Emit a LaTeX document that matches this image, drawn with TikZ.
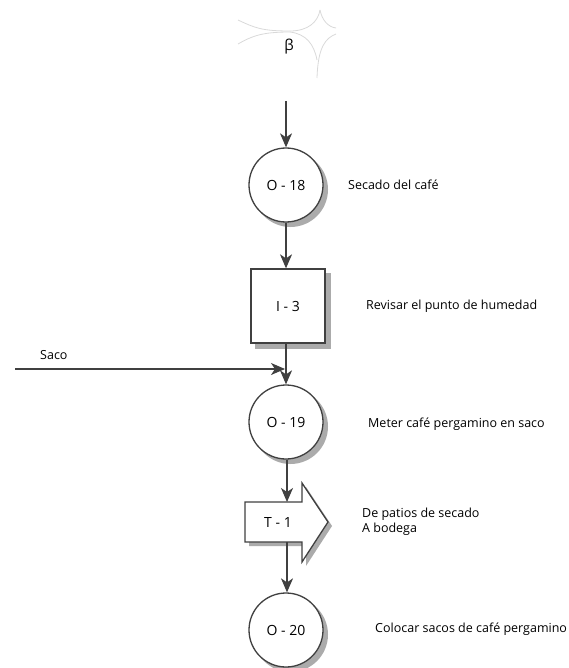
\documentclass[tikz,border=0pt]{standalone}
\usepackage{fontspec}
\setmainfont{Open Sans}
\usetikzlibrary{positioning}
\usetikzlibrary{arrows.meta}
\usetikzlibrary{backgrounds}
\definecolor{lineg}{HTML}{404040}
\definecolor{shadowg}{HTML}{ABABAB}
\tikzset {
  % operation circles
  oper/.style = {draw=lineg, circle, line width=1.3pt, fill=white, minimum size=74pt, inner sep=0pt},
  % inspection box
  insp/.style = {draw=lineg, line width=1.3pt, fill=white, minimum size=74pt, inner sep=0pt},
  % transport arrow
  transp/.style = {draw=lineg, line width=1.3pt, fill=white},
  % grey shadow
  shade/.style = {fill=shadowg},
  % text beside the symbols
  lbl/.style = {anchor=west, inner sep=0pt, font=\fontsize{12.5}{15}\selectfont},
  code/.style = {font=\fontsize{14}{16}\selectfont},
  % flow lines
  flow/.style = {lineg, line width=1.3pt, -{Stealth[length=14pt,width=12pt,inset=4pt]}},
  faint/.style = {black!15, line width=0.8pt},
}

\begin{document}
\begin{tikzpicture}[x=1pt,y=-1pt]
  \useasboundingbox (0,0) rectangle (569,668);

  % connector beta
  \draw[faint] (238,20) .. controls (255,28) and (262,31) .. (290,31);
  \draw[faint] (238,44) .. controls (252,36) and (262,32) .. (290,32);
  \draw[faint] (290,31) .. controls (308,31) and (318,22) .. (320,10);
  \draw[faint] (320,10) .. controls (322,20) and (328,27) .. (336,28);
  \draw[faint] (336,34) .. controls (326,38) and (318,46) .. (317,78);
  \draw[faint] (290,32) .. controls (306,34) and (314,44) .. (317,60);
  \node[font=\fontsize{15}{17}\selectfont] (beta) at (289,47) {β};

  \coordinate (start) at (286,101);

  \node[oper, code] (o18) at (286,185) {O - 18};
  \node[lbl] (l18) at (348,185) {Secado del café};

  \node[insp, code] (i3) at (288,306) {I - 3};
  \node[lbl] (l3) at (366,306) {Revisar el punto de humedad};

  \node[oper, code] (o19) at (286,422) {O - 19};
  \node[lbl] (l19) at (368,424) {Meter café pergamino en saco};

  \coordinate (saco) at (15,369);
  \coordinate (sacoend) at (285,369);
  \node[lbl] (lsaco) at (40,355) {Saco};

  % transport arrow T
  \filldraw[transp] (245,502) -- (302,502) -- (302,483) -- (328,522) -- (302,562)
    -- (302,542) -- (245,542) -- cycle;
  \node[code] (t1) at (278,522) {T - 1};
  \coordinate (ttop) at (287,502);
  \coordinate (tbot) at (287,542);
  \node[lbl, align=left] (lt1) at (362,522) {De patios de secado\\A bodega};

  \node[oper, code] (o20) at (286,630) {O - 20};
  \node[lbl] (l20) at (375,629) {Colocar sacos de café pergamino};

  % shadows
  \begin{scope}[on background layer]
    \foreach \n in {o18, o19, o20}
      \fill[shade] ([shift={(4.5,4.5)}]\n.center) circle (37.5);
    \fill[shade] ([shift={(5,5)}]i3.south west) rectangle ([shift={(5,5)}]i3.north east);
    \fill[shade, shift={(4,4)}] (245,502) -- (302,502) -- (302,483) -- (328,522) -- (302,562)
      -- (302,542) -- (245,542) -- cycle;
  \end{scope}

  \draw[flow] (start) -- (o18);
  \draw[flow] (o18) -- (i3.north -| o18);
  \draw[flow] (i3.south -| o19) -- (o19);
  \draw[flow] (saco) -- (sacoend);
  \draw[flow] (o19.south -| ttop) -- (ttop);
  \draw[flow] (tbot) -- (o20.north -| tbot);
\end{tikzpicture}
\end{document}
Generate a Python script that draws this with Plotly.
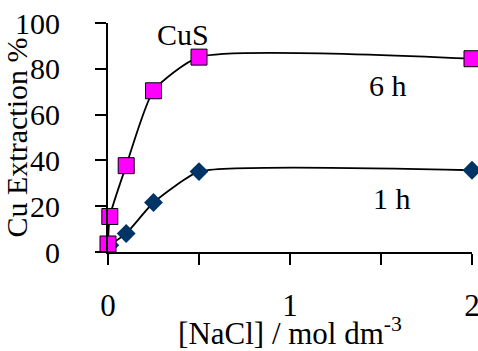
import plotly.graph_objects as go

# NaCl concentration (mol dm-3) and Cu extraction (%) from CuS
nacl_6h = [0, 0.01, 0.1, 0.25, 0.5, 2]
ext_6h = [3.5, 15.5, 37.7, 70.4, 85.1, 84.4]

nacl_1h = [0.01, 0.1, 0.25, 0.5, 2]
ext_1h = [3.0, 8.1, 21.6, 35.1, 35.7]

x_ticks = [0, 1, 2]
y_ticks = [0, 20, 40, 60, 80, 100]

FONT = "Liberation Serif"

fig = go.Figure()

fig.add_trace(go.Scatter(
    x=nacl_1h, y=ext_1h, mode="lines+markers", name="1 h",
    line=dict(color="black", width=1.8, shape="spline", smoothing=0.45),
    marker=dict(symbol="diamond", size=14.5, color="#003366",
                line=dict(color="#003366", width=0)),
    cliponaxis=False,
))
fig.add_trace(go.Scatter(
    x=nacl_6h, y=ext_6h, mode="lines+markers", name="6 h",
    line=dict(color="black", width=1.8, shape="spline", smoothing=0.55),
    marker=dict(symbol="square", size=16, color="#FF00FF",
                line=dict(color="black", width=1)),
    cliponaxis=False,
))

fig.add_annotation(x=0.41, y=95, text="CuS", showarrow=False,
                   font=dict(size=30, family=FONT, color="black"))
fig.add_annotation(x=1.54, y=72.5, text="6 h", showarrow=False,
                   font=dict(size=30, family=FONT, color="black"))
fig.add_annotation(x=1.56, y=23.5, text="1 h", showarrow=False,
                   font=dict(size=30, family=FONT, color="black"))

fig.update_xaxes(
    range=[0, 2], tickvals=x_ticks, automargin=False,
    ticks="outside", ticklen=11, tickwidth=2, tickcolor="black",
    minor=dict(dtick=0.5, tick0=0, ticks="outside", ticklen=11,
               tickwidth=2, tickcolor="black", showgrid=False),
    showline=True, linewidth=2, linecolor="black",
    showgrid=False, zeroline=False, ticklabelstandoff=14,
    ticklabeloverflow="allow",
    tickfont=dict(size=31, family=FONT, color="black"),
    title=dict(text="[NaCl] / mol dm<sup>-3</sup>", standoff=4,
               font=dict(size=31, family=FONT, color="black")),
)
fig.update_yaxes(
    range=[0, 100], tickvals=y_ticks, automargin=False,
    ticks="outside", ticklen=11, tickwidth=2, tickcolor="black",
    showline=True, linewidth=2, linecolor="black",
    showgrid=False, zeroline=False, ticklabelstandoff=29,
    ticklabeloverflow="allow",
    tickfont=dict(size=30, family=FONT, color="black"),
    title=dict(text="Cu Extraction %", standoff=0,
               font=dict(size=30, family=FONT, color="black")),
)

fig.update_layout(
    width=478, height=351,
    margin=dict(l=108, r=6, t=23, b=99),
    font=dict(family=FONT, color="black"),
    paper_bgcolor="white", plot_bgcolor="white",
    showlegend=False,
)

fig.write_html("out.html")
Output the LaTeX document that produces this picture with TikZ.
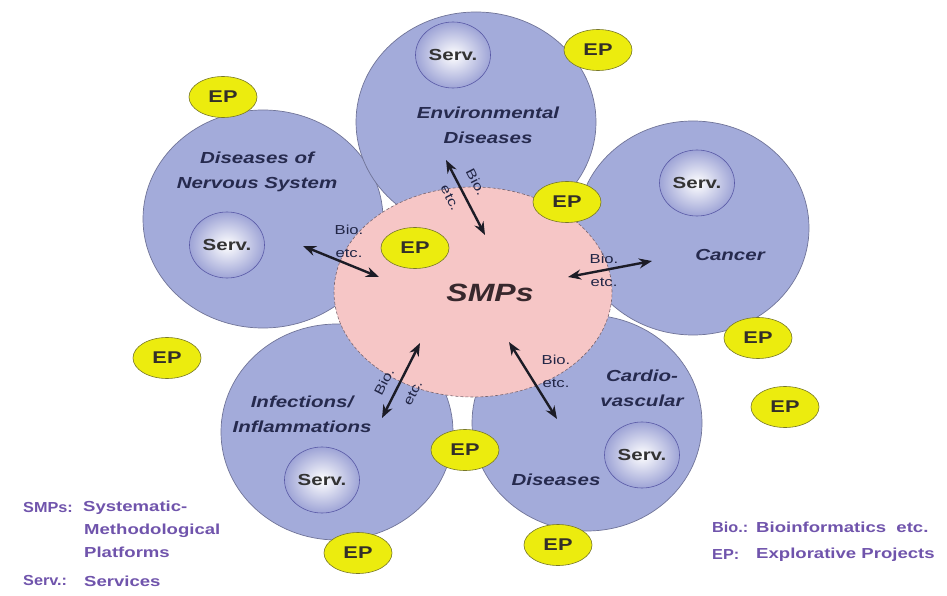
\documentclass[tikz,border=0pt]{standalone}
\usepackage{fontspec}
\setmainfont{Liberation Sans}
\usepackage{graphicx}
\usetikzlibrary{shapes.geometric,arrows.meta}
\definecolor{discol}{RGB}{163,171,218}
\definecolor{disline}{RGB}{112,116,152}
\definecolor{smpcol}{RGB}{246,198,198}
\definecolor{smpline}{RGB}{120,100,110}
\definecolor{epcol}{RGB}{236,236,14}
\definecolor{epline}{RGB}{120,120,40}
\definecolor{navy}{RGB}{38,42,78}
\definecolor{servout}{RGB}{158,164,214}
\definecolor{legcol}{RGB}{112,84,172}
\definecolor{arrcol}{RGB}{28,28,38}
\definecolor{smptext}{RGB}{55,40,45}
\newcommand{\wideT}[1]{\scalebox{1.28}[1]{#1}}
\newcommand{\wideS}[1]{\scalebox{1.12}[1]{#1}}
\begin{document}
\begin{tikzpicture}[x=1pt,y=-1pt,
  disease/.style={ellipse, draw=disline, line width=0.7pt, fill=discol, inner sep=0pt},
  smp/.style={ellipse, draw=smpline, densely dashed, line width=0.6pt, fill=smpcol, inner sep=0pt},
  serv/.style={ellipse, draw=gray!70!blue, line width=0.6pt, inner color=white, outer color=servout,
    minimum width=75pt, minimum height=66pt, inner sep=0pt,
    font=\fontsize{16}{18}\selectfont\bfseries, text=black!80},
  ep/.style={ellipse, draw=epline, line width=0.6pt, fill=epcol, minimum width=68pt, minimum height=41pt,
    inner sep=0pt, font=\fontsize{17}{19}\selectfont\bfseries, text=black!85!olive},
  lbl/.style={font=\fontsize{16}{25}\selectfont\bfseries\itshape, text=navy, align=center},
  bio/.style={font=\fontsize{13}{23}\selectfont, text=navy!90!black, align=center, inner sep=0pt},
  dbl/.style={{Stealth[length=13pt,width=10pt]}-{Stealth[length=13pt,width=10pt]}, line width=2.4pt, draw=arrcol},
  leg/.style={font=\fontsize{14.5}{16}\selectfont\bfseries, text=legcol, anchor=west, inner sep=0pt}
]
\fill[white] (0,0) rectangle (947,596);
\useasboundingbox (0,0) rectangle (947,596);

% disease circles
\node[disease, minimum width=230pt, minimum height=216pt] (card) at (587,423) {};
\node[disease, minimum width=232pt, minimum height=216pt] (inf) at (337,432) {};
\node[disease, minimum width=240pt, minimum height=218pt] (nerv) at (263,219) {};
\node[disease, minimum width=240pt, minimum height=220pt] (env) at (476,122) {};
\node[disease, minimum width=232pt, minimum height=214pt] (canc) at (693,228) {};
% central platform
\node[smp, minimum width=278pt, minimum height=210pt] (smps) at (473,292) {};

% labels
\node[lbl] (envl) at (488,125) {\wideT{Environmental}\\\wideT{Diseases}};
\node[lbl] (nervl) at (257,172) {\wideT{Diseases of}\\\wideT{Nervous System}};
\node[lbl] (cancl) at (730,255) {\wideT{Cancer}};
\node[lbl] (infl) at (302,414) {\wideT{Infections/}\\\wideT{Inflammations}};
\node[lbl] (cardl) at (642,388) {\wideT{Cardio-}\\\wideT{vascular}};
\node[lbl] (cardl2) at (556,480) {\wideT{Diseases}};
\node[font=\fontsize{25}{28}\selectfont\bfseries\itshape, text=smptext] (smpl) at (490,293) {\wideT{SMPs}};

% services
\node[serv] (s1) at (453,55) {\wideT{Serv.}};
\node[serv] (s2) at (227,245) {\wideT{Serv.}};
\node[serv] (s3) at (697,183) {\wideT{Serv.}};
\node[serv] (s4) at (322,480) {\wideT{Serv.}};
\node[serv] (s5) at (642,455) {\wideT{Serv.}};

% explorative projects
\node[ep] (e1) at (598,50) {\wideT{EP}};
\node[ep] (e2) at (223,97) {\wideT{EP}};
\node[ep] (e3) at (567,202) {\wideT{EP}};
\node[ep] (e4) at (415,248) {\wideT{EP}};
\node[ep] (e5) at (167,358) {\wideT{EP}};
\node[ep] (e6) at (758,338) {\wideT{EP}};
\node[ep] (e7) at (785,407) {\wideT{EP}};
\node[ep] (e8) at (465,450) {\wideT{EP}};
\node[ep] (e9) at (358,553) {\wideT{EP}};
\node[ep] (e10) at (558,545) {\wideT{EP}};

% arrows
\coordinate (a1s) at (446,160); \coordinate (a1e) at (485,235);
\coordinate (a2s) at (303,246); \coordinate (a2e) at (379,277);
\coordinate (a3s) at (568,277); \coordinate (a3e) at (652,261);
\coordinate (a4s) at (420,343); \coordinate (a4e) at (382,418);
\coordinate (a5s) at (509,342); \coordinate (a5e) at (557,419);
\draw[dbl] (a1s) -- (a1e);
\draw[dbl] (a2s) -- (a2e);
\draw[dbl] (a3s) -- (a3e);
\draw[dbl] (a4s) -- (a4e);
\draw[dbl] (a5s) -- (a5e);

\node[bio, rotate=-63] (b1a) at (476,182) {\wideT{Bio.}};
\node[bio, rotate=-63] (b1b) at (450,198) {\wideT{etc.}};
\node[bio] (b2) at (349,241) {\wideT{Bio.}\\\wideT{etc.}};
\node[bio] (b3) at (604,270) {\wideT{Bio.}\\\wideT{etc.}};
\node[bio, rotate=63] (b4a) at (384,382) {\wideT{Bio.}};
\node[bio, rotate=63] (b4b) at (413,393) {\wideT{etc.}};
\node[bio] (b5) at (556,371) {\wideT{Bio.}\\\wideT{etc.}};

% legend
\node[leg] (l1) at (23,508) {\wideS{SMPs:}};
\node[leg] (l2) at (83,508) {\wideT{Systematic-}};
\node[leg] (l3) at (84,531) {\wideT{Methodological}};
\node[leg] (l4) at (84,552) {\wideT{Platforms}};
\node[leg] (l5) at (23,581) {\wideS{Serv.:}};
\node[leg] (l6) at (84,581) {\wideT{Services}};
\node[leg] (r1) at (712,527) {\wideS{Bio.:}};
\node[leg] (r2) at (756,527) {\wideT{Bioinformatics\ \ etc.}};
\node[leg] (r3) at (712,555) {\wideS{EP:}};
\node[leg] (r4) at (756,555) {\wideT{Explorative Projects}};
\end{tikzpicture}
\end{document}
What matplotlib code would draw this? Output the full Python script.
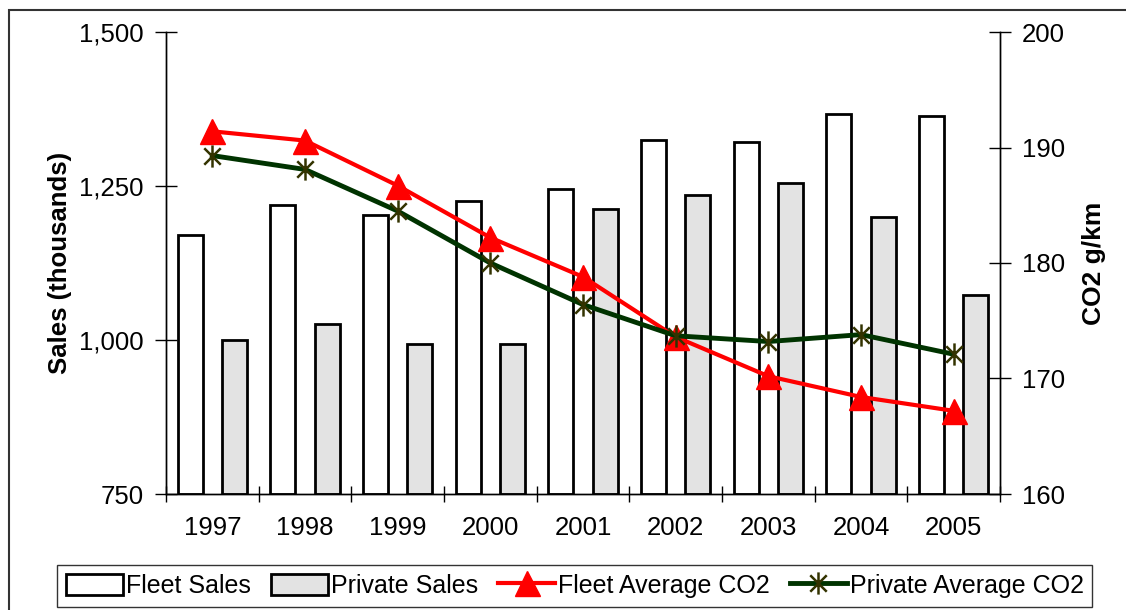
# # #
▸ **WHAT IS BEING ASKED**
Repeat exactly, and only, the entries from the line with "Generate a Python" through the line with "ext_1h = [3.0, 8.1, 21.6, 35.1, 35.7]". Pictures are skipped.

▸ **TASK RESULT**
Generate a Python script that draws this with Plotly.
import plotly.graph_objects as go

# NaCl concentration (mol dm-3) and Cu extraction (%) from CuS
nacl_6h = [0, 0.01, 0.1, 0.25, 0.5, 2]
ext_6h = [3.5, 15.5, 37.7, 70.4, 85.1, 84.4]

nacl_1h = [0.01, 0.1, 0.25, 0.5, 2]
ext_1h = [3.0, 8.1, 21.6, 35.1, 35.7]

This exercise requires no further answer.